In 2002 werd in een Cochrane-review geconcludeerd dat cardioselectieve bètablokkers bij patiënten met milde-matige astma niet moeten worden onthouden aan mensen met hartaandoeningen (Cochrane 2002;CD002992). De Cochrane studie was een meta-analyse van slechts 548 volwassenen in 32 studies (dus kleine aantallen in elke studie, en kleine aantallen in het geheel). Behandeling met bètablokkers was slechts voor 1-7d, dus zeer kortdurend.
Een bijgewerkte meta-analyse werd gepubliceerd in 2014 en gaf een meer voorzichtige interpretatie van de gegevens (Chest 2014;145(4):779):
- Bij astmapatiënten hadden cardioselectieve bètablokkers de volgende effecten:
- Verlaging FEV1 (gemiddelde daling 7%, hoewel 1 op de 8 een daling van 20% of meer had).
- Verminderde respons op beta-agonisten met gemiddeld 10% (wat suggereert dat het moeilijker is een astma-aanval te behandelen).
- 1 op de 33 had verslechtering van hun astma.
- De reacties waren allemaal dosisgerelateerd, waarbij hogere doses meer kans gaven op meer problemen.
- Met niet-selectieve bètablokkers:
- De gemiddelde daling van de FEV1 was 10% (1 op de 9 had een daling van 20% of meer).
- Respons op bèta-agonisten verminderde met 20%.
- 1 op 13 had verslechtering van hun astmasymptomen.
Een in het VK gebaseerde nested case control studie van dezelfde auteurs keek naar gegevens uit de echte wereld en ontdekte dat risico’s mogelijk iets lager zijn dan dit bewijs impliceert (BMC 2017; 15:18 doi:10.1186/s12916-017-0781-0).
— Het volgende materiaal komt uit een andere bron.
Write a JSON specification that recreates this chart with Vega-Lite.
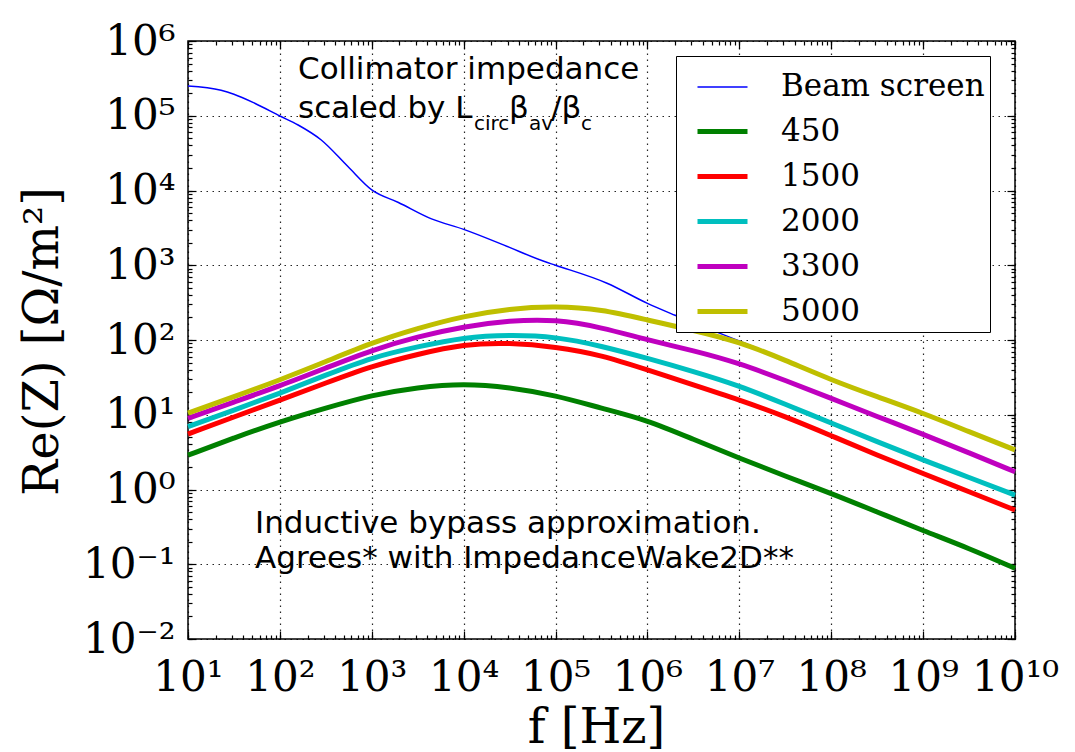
{
  "$schema": "https://vega.github.io/schema/vega-lite/v6.json",
  "width": 827,
  "height": 598,
  "autosize": {"type": "none"},
  "padding": {"left": 188, "top": 41, "right": 60, "bottom": 113},
  "background": "white",
  "config": {
    "view": {"stroke": "black", "strokeWidth": 1.5},
    "axis": {"tickColor": "black", "tickWidth": 1.2, "domain": false, "labelColor": "black", "titleColor": "black"}
  },
  "datasets": {
    "curves": [
      {"s": "Beam screen", "f": 10, "Z": 250000},
      {"s": "Beam screen", "f": 22.9, "Z": 219000},
      {"s": "Beam screen", "f": 31.6, "Z": 193600},
      {"s": "Beam screen", "f": 53.2, "Z": 146900},
      {"s": "Beam screen", "f": 100, "Z": 99300},
      {"s": "Beam screen", "f": 158, "Z": 75200},
      {"s": "Beam screen", "f": 282, "Z": 47400},
      {"s": "Beam screen", "f": 550, "Z": 20900},
      {"s": "Beam screen", "f": 1000, "Z": 10200},
      {"s": "Beam screen", "f": 1950, "Z": 6920},
      {"s": "Beam screen", "f": 4470, "Z": 4170},
      {"s": "Beam screen", "f": 10000, "Z": 3020},
      {"s": "Beam screen", "f": 27500, "Z": 1860},
      {"s": "Beam screen", "f": 75900, "Z": 1120},
      {"s": "Beam screen", "f": 100000, "Z": 1000},
      {"s": "Beam screen", "f": 363000, "Z": 575},
      {"s": "Beam screen", "f": 1000000, "Z": 309},
      {"s": "Beam screen", "f": 2000000, "Z": 214},
      {"s": "Beam screen", "f": 9330000, "Z": 100},
      {"s": "Beam screen", "f": 15500000, "Z": 77.6},
      {"s": "Beam screen", "f": 31600000, "Z": 52.5},
      {"s": "Beam screen", "f": 100000000, "Z": 28.8},
      {"s": "Beam screen", "f": 316000000, "Z": 17.0},
      {"s": "Beam screen", "f": 1000000000, "Z": 10.35},
      {"s": "Beam screen", "f": 3160000000, "Z": 5.89},
      {"s": "Beam screen", "f": 10000000000, "Z": 3.35},

      {"s": "450", "f": 10, "Z": 2.88},
      {"s": "450", "f": 31.6, "Z": 4.90},
      {"s": "450", "f": 100, "Z": 8.07},
      {"s": "450", "f": 316, "Z": 12.3},
      {"s": "450", "f": 1000, "Z": 18.4},
      {"s": "450", "f": 3160, "Z": 23.3},
      {"s": "450", "f": 10000, "Z": 26.3},
      {"s": "450", "f": 31600, "Z": 23.3},
      {"s": "450", "f": 100000, "Z": 18.2},
      {"s": "450", "f": 316000, "Z": 12.2},
      {"s": "450", "f": 1000000, "Z": 8.51},
      {"s": "450", "f": 3160000, "Z": 4.68},
      {"s": "450", "f": 10000000, "Z": 2.63},
      {"s": "450", "f": 31600000, "Z": 1.51},
      {"s": "450", "f": 100000000, "Z": 0.889},
      {"s": "450", "f": 316000000, "Z": 0.501},
      {"s": "450", "f": 1000000000, "Z": 0.281},
      {"s": "450", "f": 3160000000, "Z": 0.163},
      {"s": "450", "f": 10000000000, "Z": 0.0883},

      {"s": "1500", "f": 10, "Z": 5.52},
      {"s": "1500", "f": 31.6, "Z": 9.33},
      {"s": "1500", "f": 100, "Z": 15.7},
      {"s": "1500", "f": 316, "Z": 26.6},
      {"s": "1500", "f": 1000, "Z": 44.9},
      {"s": "1500", "f": 3160, "Z": 64.6},
      {"s": "1500", "f": 10000, "Z": 88.3},
      {"s": "1500", "f": 31600, "Z": 92.0},
      {"s": "1500", "f": 100000, "Z": 81.3},
      {"s": "1500", "f": 316000, "Z": 63.1},
      {"s": "1500", "f": 1000000, "Z": 39.8},
      {"s": "1500", "f": 3160000, "Z": 25.1},
      {"s": "1500", "f": 10000000, "Z": 15.8},
      {"s": "1500", "f": 31600000, "Z": 9.5},
      {"s": "1500", "f": 100000000, "Z": 5.25},
      {"s": "1500", "f": 316000000, "Z": 2.88},
      {"s": "1500", "f": 1000000000, "Z": 1.64},
      {"s": "1500", "f": 3160000000, "Z": 0.933},
      {"s": "1500", "f": 10000000000, "Z": 0.532},

      {"s": "2000", "f": 10, "Z": 6.92},
      {"s": "2000", "f": 31.6, "Z": 11.5},
      {"s": "2000", "f": 100, "Z": 19.4},
      {"s": "2000", "f": 316, "Z": 33.9},
      {"s": "2000", "f": 1000, "Z": 58.6},
      {"s": "2000", "f": 3160, "Z": 81.3},
      {"s": "2000", "f": 10000, "Z": 109},
      {"s": "2000", "f": 31600, "Z": 117},
      {"s": "2000", "f": 100000, "Z": 111},
      {"s": "2000", "f": 316000, "Z": 83.2},
      {"s": "2000", "f": 1000000, "Z": 56.9},
      {"s": "2000", "f": 3160000, "Z": 38.0},
      {"s": "2000", "f": 10000000, "Z": 24.5},
      {"s": "2000", "f": 31600000, "Z": 13.8},
      {"s": "2000", "f": 100000000, "Z": 7.76},
      {"s": "2000", "f": 316000000, "Z": 4.37},
      {"s": "2000", "f": 1000000000, "Z": 2.48},
      {"s": "2000", "f": 3160000000, "Z": 1.45},
      {"s": "2000", "f": 10000000000, "Z": 0.843},

      {"s": "3300", "f": 10, "Z": 8.97},
      {"s": "3300", "f": 31.6, "Z": 14.8},
      {"s": "3300", "f": 100, "Z": 24.3},
      {"s": "3300", "f": 316, "Z": 42.2},
      {"s": "3300", "f": 1000, "Z": 73.5},
      {"s": "3300", "f": 3160, "Z": 111},
      {"s": "3300", "f": 10000, "Z": 151},
      {"s": "3300", "f": 31600, "Z": 182},
      {"s": "3300", "f": 100000, "Z": 189},
      {"s": "3300", "f": 316000, "Z": 148},
      {"s": "3300", "f": 1000000, "Z": 100},
      {"s": "3300", "f": 3160000, "Z": 72.4},
      {"s": "3300", "f": 10000000, "Z": 49.0},
      {"s": "3300", "f": 31600000, "Z": 28.8},
      {"s": "3300", "f": 100000000, "Z": 16.6},
      {"s": "3300", "f": 316000000, "Z": 9.45},
      {"s": "3300", "f": 1000000000, "Z": 5.50},
      {"s": "3300", "f": 3160000000, "Z": 3.09},
      {"s": "3300", "f": 10000000000, "Z": 1.73},

      {"s": "5000", "f": 10, "Z": 10.5},
      {"s": "5000", "f": 31.6, "Z": 17.4},
      {"s": "5000", "f": 100, "Z": 29.2},
      {"s": "5000", "f": 316, "Z": 51.3},
      {"s": "5000", "f": 1000, "Z": 92.0},
      {"s": "5000", "f": 3160, "Z": 143.5},
      {"s": "5000", "f": 10000, "Z": 209},
      {"s": "5000", "f": 31600, "Z": 263},
      {"s": "5000", "f": 100000, "Z": 285},
      {"s": "5000", "f": 316000, "Z": 257},
      {"s": "5000", "f": 1000000, "Z": 185},
      {"s": "5000", "f": 3160000, "Z": 135},
      {"s": "5000", "f": 10000000, "Z": 94.8},
      {"s": "5000", "f": 31600000, "Z": 53.7},
      {"s": "5000", "f": 100000000, "Z": 29.2},
      {"s": "5000", "f": 316000000, "Z": 17.4},
      {"s": "5000", "f": 1000000000, "Z": 10.5},
      {"s": "5000", "f": 3160000000, "Z": 5.93},
      {"s": "5000", "f": 10000000000, "Z": 3.39}
    ],
    "notes": [
      {"f": 157.4, "Z": 309000, "t": "Collimator impedance"},
      {"f": 157.4, "Z": 93000, "t": "scaled by L"},
      {"f": 31120, "Z": 93000, "t": "β"},
      {"f": 89130, "Z": 93000, "t": "/β"},
      {"f": 53.6, "Z": 0.262, "t": "Inductive bypass approximation."},
      {"f": 53.6, "Z": 0.089, "t": "Agrees* with ImpedanceWake2D**"}
    ],
    "subs": [
      {"f": 12940, "Z": 64500, "t": "circ"},
      {"f": 51290, "Z": 64500, "t": "av"},
      {"f": 188800, "Z": 64500, "t": "c"}
    ]
  },
  "resolve": {"axis": {"x": "independent", "y": "independent"}},
  "layer": [
    {
      "data": {"name": "curves"},
      "transform": [{"filter": "datum.s === 'Beam screen'"}],
      "mark": {"type": "line", "interpolate": "monotone"},
      "encoding": {
        "x": {
          "field": "f", "type": "quantitative",
          "scale": {"type": "log", "domain": [10, 10000000000], "nice": false},
          "axis": {
            "orient": "bottom",
            "values": [10, 100, 1000, 10000, 100000, 1000000, 10000000, 100000000, 1000000000, 10000000000],
            "labelExpr": "'10' + ['','¹','²','³','⁴','⁵','⁶','⁷','⁸','⁹','¹⁰'][round(log(datum.value)/LN10)]",
            "labelFont": "DejaVu Serif", "labelFontSize": 42, "labelBaseline": "alphabetic",
            "labelPadding": 59, "labelFlush": false, "labelOverlap": false,
            "tickSize": -8,
            "grid": true, "gridColor": "black", "gridDash": [1.5, 4.5], "gridWidth": 1.2, "gridOpacity": 0.85,
            "title": "f [Hz]", "titleFont": "DejaVu Serif", "titleFontSize": 48, "titleFontWeight": "normal",
            "titleX": 408, "titleY": 89, "titleBaseline": "middle", "titleAlign": "center"
          }
        },
        "y": {
          "field": "Z", "type": "quantitative",
          "scale": {"type": "log", "domain": [0.01, 1000000], "nice": false},
          "axis": {
            "orient": "left",
            "values": [0.01, 0.1, 1, 10, 100, 1000, 10000, 100000, 1000000],
            "labelExpr": "'10' + ['⁻²','⁻¹','⁰','¹','²','³','⁴','⁵','⁶'][round(log(datum.value)/LN10)+2]",
            "labelFont": "DejaVu Serif", "labelFontSize": 42, "labelBaseline": "middle", "labelAlign": "right",
            "labelPadding": 21, "labelFlush": false, "labelOverlap": false,
            "tickSize": -8,
            "grid": true, "gridColor": "black", "gridDash": [1.5, 4.5], "gridWidth": 1.2, "gridOpacity": 0.85,
            "title": "Re(Z) [Ω/m²]", "titleFont": "DejaVu Serif", "titleFontSize": 48, "titleFontWeight": "normal",
            "titleX": -145, "titleY": 300, "titleAngle": 270, "titleBaseline": "middle", "titleAlign": "center"
          }
        },
        "color": {
          "field": "s", "type": "nominal",
          "scale": {"domain": ["Beam screen", "450", "1500", "2000", "3300", "5000"], "range": ["#0000ff", "#008000", "#ff0000", "#00bfbf", "#bf00bf", "#bfbf00"]},
          "legend": {"title": null, "orient": "none", "legendX": 488, "legendY": 15, "symbolType": "stroke", "symbolSize": 2500, "symbolOffset": 14, "labelOffset": 31, "labelFont": "DejaVu Serif", "labelFontSize": 31, "labelColor": "black", "labelLimit": 400, "padding": 5, "rowPadding": 2, "strokeColor": "black", "fillColor": "white", "cornerRadius": 0}
        },
        "strokeWidth": {
          "field": "s", "type": "nominal",
          "scale": {"type": "ordinal", "domain": ["Beam screen", "450", "1500", "2000", "3300", "5000"], "range": [1.5, 5, 5, 5, 5, 5]},
          "legend": {"title": null, "orient": "none", "legendX": 488, "legendY": 15, "symbolType": "stroke", "symbolSize": 2500, "symbolOffset": 14, "labelOffset": 31, "labelFont": "DejaVu Serif", "labelFontSize": 31, "labelColor": "black", "labelLimit": 400, "padding": 5, "rowPadding": 2, "strokeColor": "black", "fillColor": "white", "cornerRadius": 0}
        }
      }
    },
    {
      "data": {"name": "curves"},
      "transform": [{"filter": "datum.s !== 'Beam screen'"}],
      "mark": {"type": "line", "interpolate": "basis"},
      "encoding": {
        "x": {
          "field": "f", "type": "quantitative",
          "scale": {"type": "log", "domain": [10, 10000000000], "nice": false},
          "axis": {"orient": "bottom", "tickCount": 100, "labels": false, "grid": false, "tickSize": -4, "title": null}
        },
        "y": {
          "field": "Z", "type": "quantitative",
          "scale": {"type": "log", "domain": [0.01, 1000000], "nice": false},
          "axis": {"orient": "left", "tickCount": 100, "labels": false, "grid": false, "tickSize": -4, "title": null}
        },
        "color": {
          "field": "s", "type": "nominal",
          "scale": {"domain": ["Beam screen", "450", "1500", "2000", "3300", "5000"], "range": ["#0000ff", "#008000", "#ff0000", "#00bfbf", "#bf00bf", "#bfbf00"]},
          "legend": {"title": null, "orient": "none", "legendX": 488, "legendY": 15, "symbolType": "stroke", "symbolSize": 2500, "symbolOffset": 14, "labelOffset": 31, "labelFont": "DejaVu Serif", "labelFontSize": 31, "labelColor": "black", "labelLimit": 400, "padding": 5, "rowPadding": 2, "strokeColor": "black", "fillColor": "white", "cornerRadius": 0}
        },
        "strokeWidth": {
          "field": "s", "type": "nominal",
          "scale": {"type": "ordinal", "domain": ["Beam screen", "450", "1500", "2000", "3300", "5000"], "range": [1.5, 5, 5, 5, 5, 5]},
          "legend": {"title": null, "orient": "none", "legendX": 488, "legendY": 15, "symbolType": "stroke", "symbolSize": 2500, "symbolOffset": 14, "labelOffset": 31, "labelFont": "DejaVu Serif", "labelFontSize": 31, "labelColor": "black", "labelLimit": 400, "padding": 5, "rowPadding": 2, "strokeColor": "black", "fillColor": "white", "cornerRadius": 0}
        }
      }
    },
    {
      "data": {"name": "notes"},
      "mark": {"type": "text", "align": "left", "baseline": "alphabetic", "font": "DejaVu Sans", "fontSize": 31, "color": "black"},
      "encoding": {
        "x": {
          "field": "f", "type": "quantitative",
          "scale": {"type": "log", "domain": [10, 10000000000], "nice": false},
          "axis": {"orient": "top", "values": [10, 100, 1000, 10000, 100000, 1000000, 10000000, 100000000, 1000000000, 10000000000], "labels": false, "grid": false, "tickSize": -8, "title": null}
        },
        "y": {
          "field": "Z", "type": "quantitative",
          "scale": {"type": "log", "domain": [0.01, 1000000], "nice": false},
          "axis": {"orient": "right", "values": [0.01, 0.1, 1, 10, 100, 1000, 10000, 100000, 1000000], "labels": false, "grid": false, "tickSize": -8, "title": null}
        },
        "text": {"field": "t", "type": "nominal"}
      }
    },
    {
      "data": {"name": "subs"},
      "mark": {"type": "text", "align": "left", "baseline": "alphabetic", "font": "DejaVu Sans", "fontSize": 20, "color": "black"},
      "encoding": {
        "x": {
          "field": "f", "type": "quantitative",
          "scale": {"type": "log", "domain": [10, 10000000000], "nice": false},
          "axis": {"orient": "top", "tickCount": 100, "labels": false, "grid": false, "tickSize": -4, "title": null}
        },
        "y": {
          "field": "Z", "type": "quantitative",
          "scale": {"type": "log", "domain": [0.01, 1000000], "nice": false},
          "axis": {"orient": "right", "tickCount": 100, "labels": false, "grid": false, "tickSize": -4, "title": null}
        },
        "text": {"field": "t", "type": "nominal"}
      }
    }
  ]
}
35.502 mensen geïdentificeerd met actief astma en CVD, waarvan 14,1% cardioselectieve bètablokkers kreeg voorgeschreven en 1,2% niet-cardioselectieve bètablokker.
- Niet-selectieve bètablokkers werden geassocieerd met een significant verhoogd risico op astma-exacerbaties. Het risico was hoger bij hogere doses.
- Cardioselectieve bètablokkers werden niet geassocieerd met een significant verhoogd risico op matige of ernstige astma-exacerbaties, zelfs bij hogere doses.
Deze real-world trial was in tegenspraak met het bewijs uit eerdere meta-analyse gegevens, die een dosis-respons relatie tussen astma exacerbatie risico en cardioselectieve bètablokkers blootstelling hadden benadrukt.
De auteurs merken op dat de betrouwbaarheidsintervallen in de case control studie breed waren, en dat dosis-respons effecten niet volledig kunnen worden uitgesloten.
Zij suggereren dat, als cardioselectieve bètablokkers moeten worden overwogen bij mensen met astma, zij “moeten worden gestart met een lage dosis met geleidelijke dosistitratie, zodat de beschikbaarheid van reliever therapie die nog steeds redelijk effectief is tijdens acute cardioselectieve bètablokkade als zich symptomen ontwikkelen, wordt gewaarborgd.”